* **Task to complete**
Note each line that includes the word "would". Copy those lines.

* Begin Materials provided *

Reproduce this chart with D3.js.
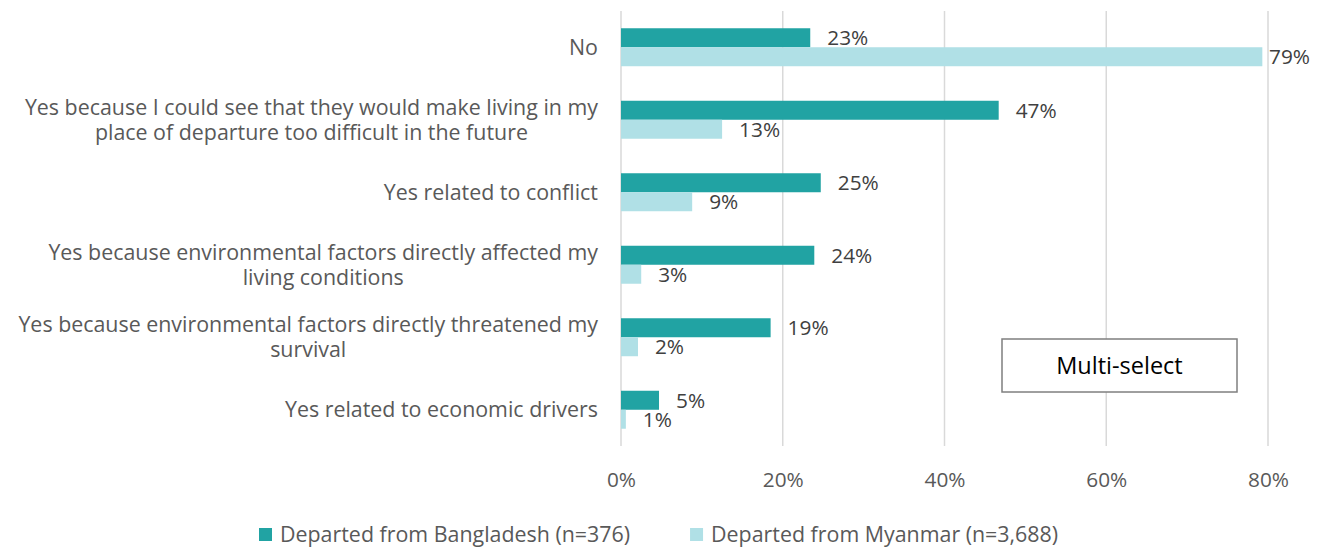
<!DOCTYPE html>
<html><head><meta charset="utf-8">
<script src="https://cdn.jsdelivr.net/npm/d3@7"></script>
<style>
html,body{margin:0;padding:0;background:#fff;}
svg{display:block;font-family:"Open Sans", sans-serif;}
</style></head>
<body><svg id="chart" width="1324" height="549"></svg>
<script>
const categories = [
  ["No"],
  ["Yes because I could see that they would make living in my", "place of departure too difficult in the future"],
  ["Yes related to conflict"],
  ["Yes because environmental factors directly affected my", "living conditions"],
  ["Yes because environmental factors directly threatened my", "survival"],
  ["Yes related to economic drivers"]
];
const seriesNames = ["Departed from Bangladesh (n=376)", "Departed from Myanmar (n=3,688)"];
const bangladesh = [23.4, 46.7, 24.7, 23.9, 18.5, 4.7];
const myanmar = [79.3, 12.5, 8.8, 2.5, 2.1, 0.6];
const bangladeshLabels = ["23%", "47%", "25%", "24%", "19%", "5%"];
const myanmarLabels = ["79%", "13%", "9%", "3%", "2%", "1%"];
const xTicks = [0, 20, 40, 60, 80];
const colors = ["#21A3A3", "#B0E0E6"];
const noteText = "Multi-select";

const svg = d3.select("#chart");
const FS = 21.4;   // category + legend text
const NFS = 20.8;  // numbers
const pLeft = 621, pRight = 1268, pTop = 11, pBottom = 446;

const x = d3.scaleLinear().domain([0, 80]).range([pLeft, pRight]);
const catIdx = categories.map((c, i) => i);
const y = d3.scaleBand().domain(catIdx).range([pTop, pBottom]).paddingInner(0.476).paddingOuter(0.238);
const ys = d3.scaleBand().domain([0, 1]).range([0, y.bandwidth()]);

// gridlines
const grid = svg.append("g");
grid.selectAll("line").data(xTicks).join("line")
  .attr("x1", d => x(d)).attr("x2", d => x(d))
  .attr("y1", pTop).attr("y2", pBottom)
  .attr("stroke", "#D9D9D9").attr("stroke-width", 1.5);

// x axis labels
const xAxis = d3.axisBottom(x).tickValues(xTicks).tickFormat(d => d + "%").tickSize(0).tickPadding(0);
const ax = svg.append("g").attr("transform", `translate(0,${pBottom + 26})`).call(xAxis);
ax.select(".domain").remove();
ax.selectAll("text").attr("font-size", NFS).attr("fill", "#595959").attr("font-family", "'Open Sans', sans-serif").attr("dy", "0.71em");

// bars
const series = [
  {name: seriesNames[0], values: bangladesh, labels: bangladeshLabels, color: colors[0]},
  {name: seriesNames[1], values: myanmar, labels: myanmarLabels, color: colors[1]}
];
series.forEach((s, si) => {
  const g = svg.append("g");
  g.selectAll("rect").data(s.values).join("rect")
    .attr("x", x(0))
    .attr("y", (d, i) => y(i) + ys(si))
    .attr("width", d => x(d) - x(0))
    .attr("height", ys.bandwidth())
    .attr("fill", s.color);
  g.selectAll("text").data(s.values).join("text")
    .attr("x", d => x(d) + 17)
    .attr("y", (d, i) => y(i) + ys(si) + ys.bandwidth() / 2)
    .attr("dy", "0.35em")
    .attr("font-size", NFS).attr("fill", "#404040")
    .text((d, i) => s.labels[i])
    .each(function() {
      const w = this.getComputedTextLength();
      const xx = +this.getAttribute("x");
      if (xx + w > 1310) this.setAttribute("x", 1310 - w);
    });
});

// category labels
const lineH = 25;
const cg = svg.append("g");
categories.forEach((lines, i) => {
  const t = cg.append("text").attr("font-size", FS).attr("fill", "#595959").attr("text-anchor", "middle");
  const cy = y(i) + y.bandwidth() / 2;
  lines.forEach((ln, k) => {
    t.append("tspan").attr("y", cy + (k - (lines.length - 1) / 2) * lineH).attr("dy", "0.35em").text(ln);
  });
  let maxW = 0;
  t.selectAll("tspan").each(function() { maxW = Math.max(maxW, this.getComputedTextLength()); });
  t.selectAll("tspan").attr("x", 598 - maxW / 2);
});

// note box
const nb = svg.append("g");
nb.append("rect").attr("x", 1002).attr("y", 339).attr("width", 235).attr("height", 53)
  .attr("fill", "#fff").attr("stroke", "#7F7F7F").attr("stroke-width", 1.5);
nb.append("text").attr("x", 1119.5).attr("y", 366).attr("dy", "0.35em").attr("text-anchor", "middle")
  .attr("font-size", 23.5).attr("fill", "#000").text(noteText);

// legend
const lg = svg.append("g");
let lx = 259;
series.forEach((s, si) => {
  lg.append("rect").attr("x", lx).attr("y", 528).attr("width", 13).attr("height", 13).attr("fill", s.color);
  const t = lg.append("text").attr("x", lx + 21).attr("y", 534.5).attr("dy", "0.35em")
    .attr("font-size", FS).attr("fill", "#595959").text(s.name);
  lx = lx + 21 + t.node().getComputedTextLength() + 60;
});
</script></body></html>
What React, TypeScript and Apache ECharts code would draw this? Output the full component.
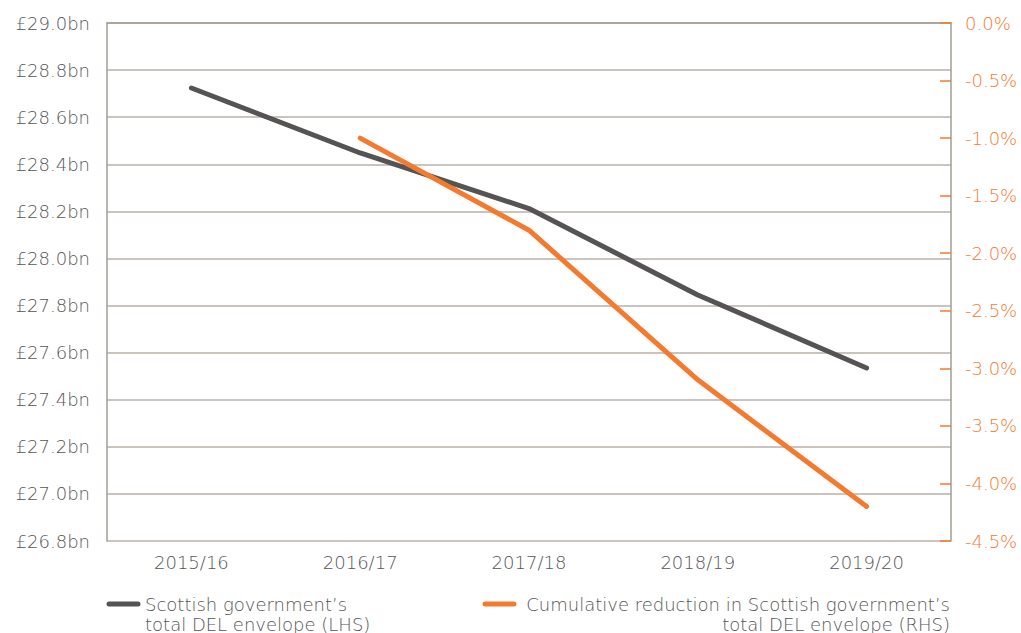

* End Materials provided *

* **Reply to the exercise**
  ["Yes because I could see that they would make living in my", "place of departure too difficult in the future"],
What React, TypeScript and Apache ECharts code would draw this? Output the full component.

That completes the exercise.